As it turns out, J&J wasn’t as bad as I was expecting. Which isn’t to say it got bad reviews; most critics seemed wowed enough by Meryl Streep as Julia Child that they overlooked the movie’s rather tedious length and borderline endless discussion of actual cooking. In fact, in some deep-seated female part of my being, I guess the movie did make me want to cook a little – only because Amy Adams/Julie made cooking seem like such a respectable alternative to sitting around in your apartment and watching TV. It seems downright productive.
No, this is what really annoys me about Julie & Julia, and movies like it. Shit like that doesn’t really happen. Not to normal people, not often enough that watching it happen isn’t in actuality just as infuriating and depressing as anything else. People don’t dash off to France and magically overcome historical prejudice so they can go on to be one of the most famous chefs of all time. They don’t just happen to have husbands with government jobs that afford them plenty of leisure time to pursue a completely (at least at the time) absurd hobby, or pen pals who just so happen to know major book editors who just so happen to be interested in not only reading, but testing out, cookbooks from otherwise unknown authors.

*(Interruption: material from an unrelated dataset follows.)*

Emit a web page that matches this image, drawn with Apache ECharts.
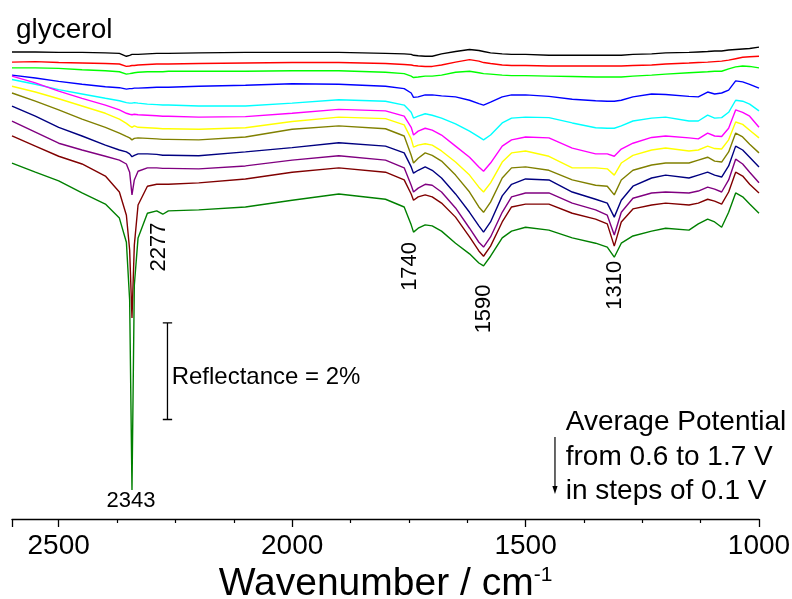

And back in New York, in 2002, government employees don’t just decide to start a blog and then within a year not only have mastered cooking but also gotten numerous book deal offers, to say nothing of a movie starring, oh, Meryl Streep. People who live in dipshit apartments above pizza places in Long Island City are supposed to CONTINUE living in dipshit apartments above pizza places, or Chinese places, or butcher shops, to make the rest of us (read: me) feel like it’s totally OK to continue living in Brooklyn next to a car wash with a neon sign that sometimes blinks through our window the entire night.
So, in conclusion, fuck you Julia Child, and Julie Powell, for your uncommon success and its alleged ability to inspire (rather than depress) those of us who are forced to sit through a movie about your lives on Christmas Eve. This isn’t even a tale of hope, or of overcoming hardship. This is a story about two relatively happy people who became even happier through a series of fortunate and lucky events. And those stories, like Santa, aren’t real.